One of Obama’s electoral votes was the product of a vote-split plan: Nebraska’s. Since 1996, the state has awarded two votes to the winner of the state, and one vote for each district he won. (Nebraska has three congressional districts.) In 2008, for the first time, a candidate took advantage of the plan, and Obama picked up the vote from Nebraska’s second district, which is centered in Omaha. By pure coincidence, Nebraska’s Republican legislature has a bill, ready for debate next year, that would change the state back to a winner-take-all plan. Its sponsor, Republican Beau McCoy, is the other person with the best perspective on Electoral College splits. He doesn’t like them.

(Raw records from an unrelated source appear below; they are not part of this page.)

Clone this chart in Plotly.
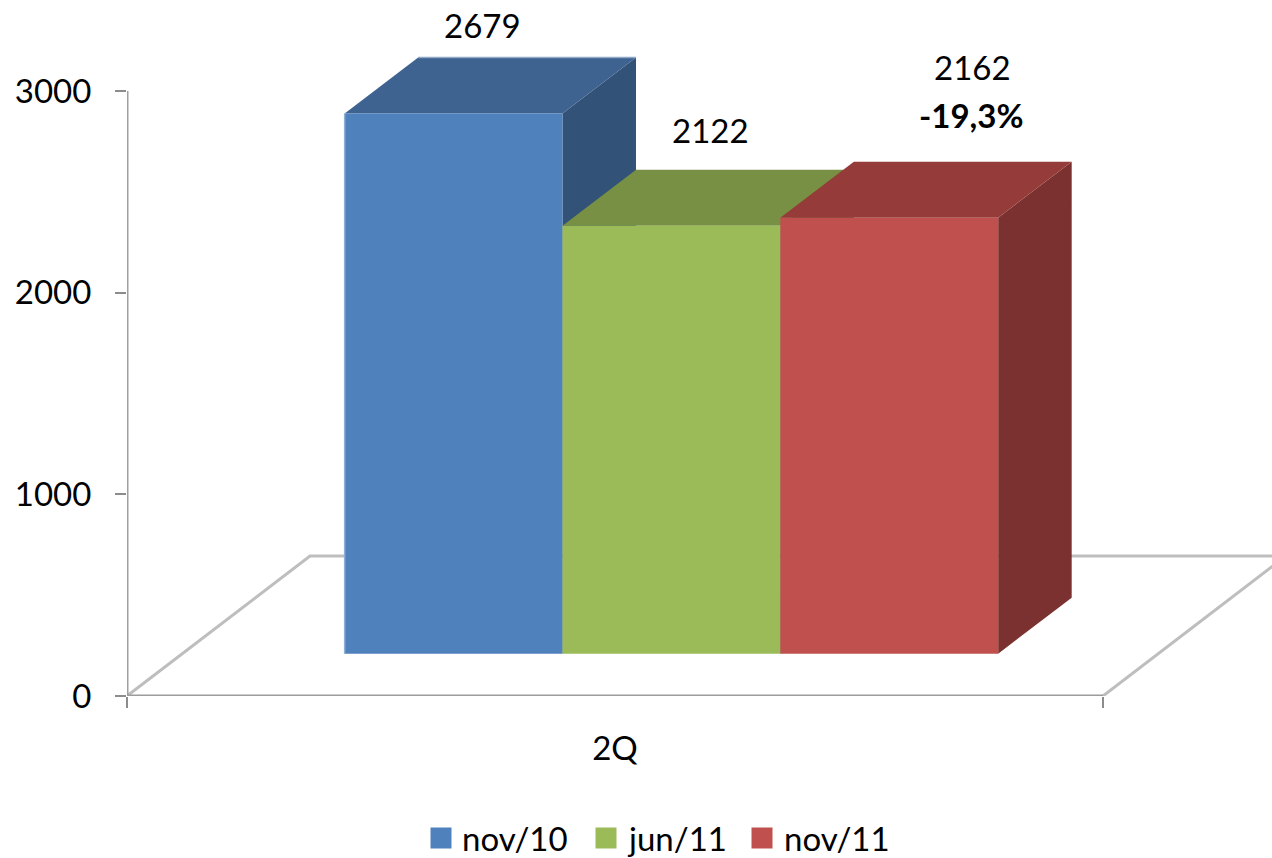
import plotly.graph_objects as go

# ---- data ----
SERIES = ["nov/10", "jun/11", "nov/11"]
VALUES = [2679, 2122, 2162]
CATEGORY = "2Q"
Y_TICKS = [0, 1000, 2000, 3000]
CHANGE_LABEL = "-19,3%"

# ---- styles ----
FRONT = ["#4F81BD", "#9BBB59", "#C0504D"]
TOP = ["#3E6390", "#779044", "#953B39"]
SIDE = ["#325278", "#5F7338", "#7A312F"]
FONT = "Lato, Carlito, Calibri, sans-serif"
FS = 33

W, H = 1272, 858
X0, Y0, YTOP = 127, 696, 91          # pixel anchor of the axes
PX_X = 976.0                          # px per category
PX_Y = (Y0 - YTOP) / 3000.0           # px per value unit
x_range = [-0.5, -0.5 + (W - X0) / PX_X]
y_range = [0, Y0 / PX_Y]

BASE = 210                # bars stand back from the front edge of the floor
BAR_W = 0.2232
BAR_START = -0.2770
DX, DY = 73.5 / PX_X, 56 / PX_Y      # bar depth
FX, FY = 183 / PX_X, 140 / PX_Y      # floor depth

fig = go.Figure()


def line(xs, ys, color, width, **kw):
    fig.add_trace(go.Scatter(x=xs, y=ys, mode="lines", showlegend=False, hoverinfo="skip",
                             line=dict(color=color, width=width), **kw))


def face(xs, ys, color, name):
    fig.add_trace(go.Scatter(x=xs, y=ys, mode="lines", fill="toself", fillcolor=color,
                             line=dict(width=0, color=color), showlegend=False,
                             hoverinfo="skip", name=name))


# floor
line([-0.5, -0.5 + FX, 0.5 + FX], [0, FY, FY], "#BEBEBE", 3)
line([0.5, 0.5 + FX], [0, FY], "#BEBEBE", 3)
# axes lines
line([-0.5, 0.5], [0, 0], "#9C9C9C", 3)
line([-0.5, -0.5], [0, 3000], "#A0A0A0", 3)

# top and side faces, back layer
for i, (name, v) in enumerate(zip(SERIES, VALUES)):
    l = BAR_START + i * BAR_W
    r = l + BAR_W
    t = BASE + v
    face([r, r + DX, r + DX, r, r], [BASE, BASE + DY, t + DY, t, BASE], SIDE[i], name)
    face([l, l + DX, r + DX, r, l], [t, t + DY, t + DY, t, t], TOP[i], name)

# front faces, upper layer
for i, (name, v) in enumerate(zip(SERIES, VALUES)):
    fig.add_trace(go.Bar(x=[0], y=[v], base=[BASE], width=[BAR_W],
                         offset=[BAR_START + i * BAR_W], name=name,
                         marker=dict(color=FRONT[i], line=dict(width=0)),
                         xaxis="x2", yaxis="y2", showlegend=False))

# pale highlight along the first bar's left and back-top edges
line([BAR_START, BAR_START], [BASE, BASE + VALUES[0]], "#8FAFD6", 1.5, xaxis="x2", yaxis="y2")
line([BAR_START + DX, BAR_START + BAR_W + DX], [BASE + VALUES[0] + DY] * 2, "#8FA8C8", 1.5,
     xaxis="x2", yaxis="y2")

# legend row
LEG_X = [441, 606, 762]
LEG_TX = [460, 625, 782]
LEG_Y = 838
fig.add_trace(go.Scatter(x=LEG_X, y=[LEG_Y] * 3, mode="markers", xaxis="x3", yaxis="y3",
                         marker=dict(symbol="square", size=21, color=FRONT),
                         showlegend=False, hoverinfo="skip"))

ann = []
# value labels
shifts = [(29, 88), (39.5, 96), (83, 151)]
for i, v in enumerate(VALUES):
    ann.append(dict(x=BAR_START + (i + 0.5) * BAR_W, y=BASE + v, xref="x", yref="y",
                    text=str(v), showarrow=False, xshift=shifts[i][0], yshift=shifts[i][1],
                    xanchor="center", yanchor="middle", font=dict(family=FONT, size=FS, color="black")))
ann.append(dict(x=BAR_START + 2.5 * BAR_W, y=BASE + VALUES[2], xref="x", yref="y",
                text="<b>%s</b>" % CHANGE_LABEL, showarrow=False, xshift=82, yshift=103,
                xanchor="center", yanchor="middle", font=dict(family=FONT, size=FS, color="black")))
for name, tx in zip(SERIES, LEG_TX):
    ann.append(dict(x=tx, y=LEG_Y, xref="x3", yref="y3", text=name, showarrow=False,
                    xanchor="left", yanchor="middle", font=dict(family=FONT, size=FS, color="black")))

dom_x = [X0 / W, 1]
dom_y = [(H - Y0) / H, 1]
fig.update_layout(
    width=W, height=H, margin=dict(l=0, r=0, t=0, b=0, autoexpand=False), autosize=False,
    paper_bgcolor="white", plot_bgcolor="rgba(0,0,0,0)", barmode="overlay",
    showlegend=False, annotations=ann,
    font=dict(family=FONT, size=FS, color="black"),
    xaxis=dict(domain=dom_x, range=x_range, tickvals=[0], ticktext=[CATEGORY], ticks="",
               showgrid=False, zeroline=False, showline=False, ticklabelstandoff=30,
               minor=dict(tickvals=[-0.5, 0.5], ticks="outside", ticklen=11, tickwidth=1.5,
                          tickcolor="#8C8C8C", showgrid=False),
               tickfont=dict(family=FONT, size=FS, color="black"), anchor="y"),
    yaxis=dict(domain=dom_y, range=y_range, tickvals=Y_TICKS, ticks="outside", ticklen=11,
               tickwidth=1.5, tickcolor="#8C8C8C", showgrid=False, zeroline=False,
               showline=False, ticklabelstandoff=17,
               tickfont=dict(family=FONT, size=FS, color="black"), anchor="x"),
    xaxis2=dict(domain=dom_x, range=x_range, overlaying="x", visible=False, anchor="y2"),
    yaxis2=dict(domain=dom_y, range=y_range, overlaying="y", visible=False, anchor="x2"),
    xaxis3=dict(domain=[0, 1], range=[0, W], visible=False, anchor="y3"),
    yaxis3=dict(domain=[0, 1], range=[H, 0], visible=False, anchor="x3"),
)
fig.write_html("out.html", config=dict(displayModeBar=False),
               post_script="document.body.style.margin='0';document.documentElement.style.overflow='hidden';")
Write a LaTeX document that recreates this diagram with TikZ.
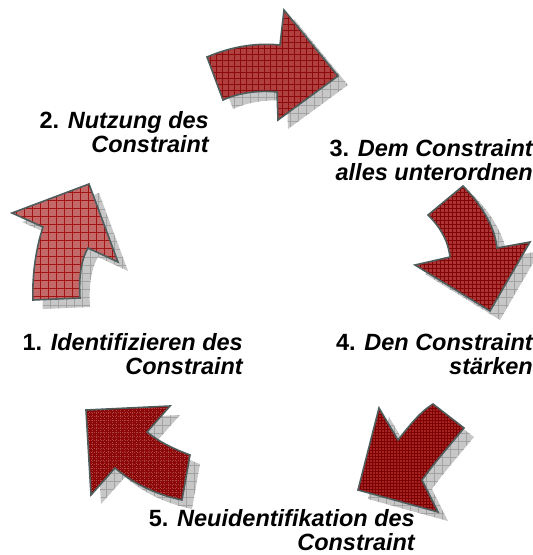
\documentclass[tikz,border=0pt]{standalone}
\usepackage{fontspec}
\setmainfont{Liberation Sans}
\newcommand\gridpat[2]{\foreach \g in {0,#1,...,560}{\draw[#2] (\g,0) -- (\g,560); \draw[#2] (0,\g) -- (560,\g);}}
\begin{document}
\begin{tikzpicture}[x=1pt,y=-1pt,
  shadefill/.style={fill=black!22},
  shadegrid/.style={draw=black!36,line width=0.5pt},
  outl/.style={draw={rgb,255:red,78;green,92;blue,92},line width=1.6pt,line join=miter},
  lbl/.style={align=right,anchor=north east,inner sep=0pt,font=\fontsize{23.5}{24}\selectfont\bfseries\itshape},
]
\useasboundingbox (0,0) rectangle (533,555);
\def\arrA{(207,57) .. controls (235,45) and (260,43) .. (280,45) -- (284,10) -- (338,76) -- (278,120) -- (277,92) .. controls (258,90) and (238,93) .. (223,100) -- cycle}
\def\arrB{(463,186) .. controls (480,203) and (495,226) .. (497,248) -- (530,242) -- (490,311) -- (415,265) -- (450,257) .. controls (448,240) and (440,227) .. (428,215) -- cycle}
\def\arrC{(358,490) -- (379,408) -- (398,440) .. controls (410,425) and (420,412) .. (433,404) -- (464,428) .. controls (450,445) and (435,462) .. (422,480) -- (438,512) -- cycle}
\def\arrD{(86,410) -- (170,406) -- (147,432) .. controls (162,444) and (177,450) .. (190,455) -- (182,500) .. controls (158,495) and (135,485) .. (115,468) -- (91,495) -- cycle}
\def\arrE{(89,184) -- (118,262) -- (88,248) .. controls (80,262) and (79,280) .. (80,298) -- (33,300) .. controls (32,275) and (36,248) .. (43,227) -- (12,213) -- cycle}
% shadows
\foreach \p in {\arrA,\arrB,\arrC,\arrD,\arrE}{
  \begin{scope}[shift={(10,9)}]
    \fill[shadefill] \p;
    \begin{scope}\clip \p; \gridpat{8}{shadegrid} \end{scope}
  \end{scope}
}
% arrow 1 (top)
\fill[fill={rgb,255:red,176;green,64;blue,64}] \arrA;
\begin{scope}\clip \arrA; \gridpat{6}{draw={rgb,255:red,140;green,10;blue,10},line width=0.6pt} \end{scope}
\draw[outl] \arrA;
% arrow 2 (right)
\fill[fill={rgb,255:red,172;green,52;blue,52}] \arrB;
\begin{scope}\clip \arrB; \gridpat{4}{draw={rgb,255:red,130;green,5;blue,5},line width=0.5pt} \end{scope}
\draw[outl] \arrB;
% arrow 3 (bottom right)
\fill[fill={rgb,255:red,165;green,35;blue,35}] \arrC;
\begin{scope}\clip \arrC; \gridpat{3}{draw={rgb,255:red,125;green,0;blue,0},line width=0.45pt} \end{scope}
\draw[outl] \arrC;
% arrow 4 (bottom left)
\fill[fill={rgb,255:red,140;green,8;blue,8}] \arrD;
\begin{scope}\clip \arrD; \gridpat{4}{draw={rgb,255:red,175;green,70;blue,70},line width=0.4pt,dotted} \end{scope}
\draw[outl] \arrD;
% arrow 5 (left)
\fill[fill={rgb,255:red,196;green,104;blue,104}] \arrE;
\begin{scope}\clip \arrE; \gridpat{8}{draw={rgb,255:red,160;green,20;blue,20},line width=0.6pt} \end{scope}
\draw[outl] \arrE;
% labels
\node[lbl] (l1) at (243,333) {{\upshape 1.} Identifizieren des\\Constraint};
\node[lbl] (l2) at (209,111) {{\upshape 2.} Nutzung des\\Constraint};
\node[lbl] (l3) at (533,139) {{\upshape 3.} Dem Constraint\\alles unterordnen};
\node[lbl] (l4) at (533,333) {{\upshape 4.} Den Constraint\\stärken};
\node[lbl] (l5) at (415,509) {{\upshape 5.} Neuidentifikation des\\Constraint};
\end{tikzpicture}
\end{document}
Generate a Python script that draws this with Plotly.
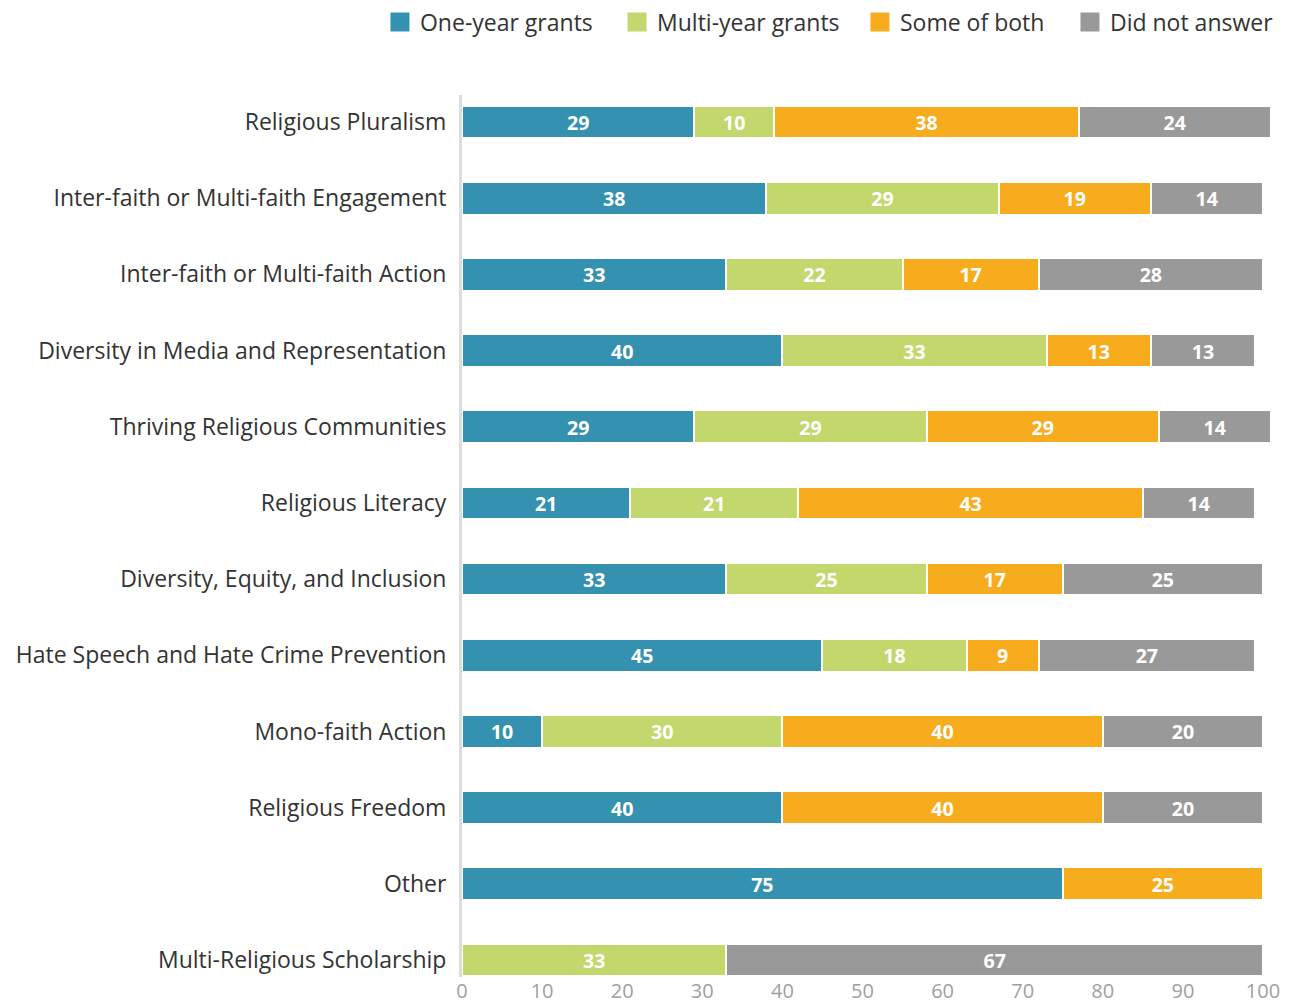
import plotly.graph_objects as go

categories = [
    "Religious Pluralism",
    "Inter-faith or Multi-faith Engagement",
    "Inter-faith or Multi-faith Action",
    "Diversity in Media and Representation",
    "Thriving Religious Communities",
    "Religious Literacy",
    "Diversity, Equity, and Inclusion",
    "Hate Speech and Hate Crime Prevention",
    "Mono-faith Action",
    "Religious Freedom",
    "Other",
    "Multi-Religious Scholarship",
]

one_year = [29, 38, 33, 40, 29, 21, 33, 45, 10, 40, 75, None]
multi_year = [10, 29, 22, 33, 29, 21, 25, 18, 30, None, None, 33]
some_of_both = [38, 19, 17, 13, 29, 43, 17, 9, 40, 40, 25, None]
did_not_answer = [24, 14, 28, 13, 14, 14, 25, 27, 20, 20, None, 67]

x_ticks = [0, 10, 20, 30, 40, 50, 60, 70, 80, 90, 100]

series = [
    ("One-year grants", one_year, "#3591b0"),
    ("Multi-year grants", multi_year, "#c2d86c"),
    ("Some of both", some_of_both, "#f6ac1d"),
    ("Did not answer", did_not_answer, "#999999"),
]

# left edge of each legend entry, in plot-width fractions
legend_x = [-0.1009, 0.1907, 0.4895, 0.7478]
legend_ids = ["legend", "legend2", "legend3", "legend4"]

fig = go.Figure()
for name, vals, color in series:
    fig.add_trace(go.Bar(
        name=name,
        y=categories,
        x=vals,
        orientation="h",
        marker=dict(color=color, line=dict(color="white", width=2)),
        width=0.43,
        texttemplate="%{x}",
        textposition="inside",
        insidetextanchor="middle",
        textangle=0,
        textfont=dict(family="Open Sans", size=22, color="white", weight="bold"),
        hoverinfo="skip",
        showlegend=False,
    ))

# legend entries drawn as larger square swatches, one legend box per entry
for (name, vals, color), lid in zip(series, legend_ids):
    fig.add_trace(go.Scatter(
        name=name,
        x=[None],
        y=[None],
        mode="markers",
        marker=dict(symbol="square", size=16, color=color,
                    line=dict(color=color, width=3)),
        showlegend=True,
        legend=lid,
        hoverinfo="skip",
    ))

legend_style = dict(
    orientation="h",
    xanchor="left",
    y=1.0828,
    yanchor="middle",
    font=dict(size=23, color="#333333"),
    itemsizing="trace",
    itemwidth=30,
    bgcolor="rgba(0,0,0,0)",
)

fig.update_layout(
    barmode="stack",
    width=1293,
    height=1005,
    margin=dict(l=462, r=18, t=95, b=28, autoexpand=False),
    paper_bgcolor="white",
    plot_bgcolor="white",
    font=dict(family="Open Sans", color="#333333"),
    uniformtext=dict(mode="show", minsize=10),
    xaxis=dict(
        range=[0, 101.5],
        tickvals=x_ticks,
        showgrid=False,
        zeroline=False,
        showline=False,
        tickfont=dict(size=20, color="#a0a0a0"),
        ticks="",
        automargin=False,
        fixedrange=True,
    ),
    yaxis=dict(
        categoryorder="array",
        categoryarray=categories,
        range=[11.223, -0.354],
        showgrid=False,
        zeroline=False,
        showline=True,
        linecolor="#dddddd",
        linewidth=3,
        ticks="outside",
        ticklen=8,
        tickcolor="rgba(0,0,0,0)",
        tickfont=dict(size=23, color="#333333"),
        automargin=False,
        fixedrange=True,
    ),
)

for lid, lx in zip(legend_ids, legend_x):
    fig.update_layout({lid: dict(legend_style, x=lx)})

fig.write_html("out.html")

“What we found in Nebraska is that our redistricting processes have become extremely contentious,” says McCoy. “I believe that the culprit is the hyperpartisan nature of trying to change and morph congressional districts with the Electoral College in mind. If we had winner-take-all, there’d be a lot less contention.”
The argument for keeping the vote-split is that there wouldn’t be any reason for candidates to campaign in Nebraska without it. McCoy is unconvinced by this.
“They may come to campaign to Nebraska’s 2nd district,” he says, “but that comes at the detriment of the rest of our state. We’ve got a population of 1.7 million, with 700,000 in Omaha, and then there’s the vast majority of state that neither party campaigns in.”
Behold, Pennsylvania: This is your future. Change the Electoral College system, and you get a partisan backlash. You get unintended consequences. You end up trying to fix the plan with arguments that make as much sense as the Electoral College does—not that much at all.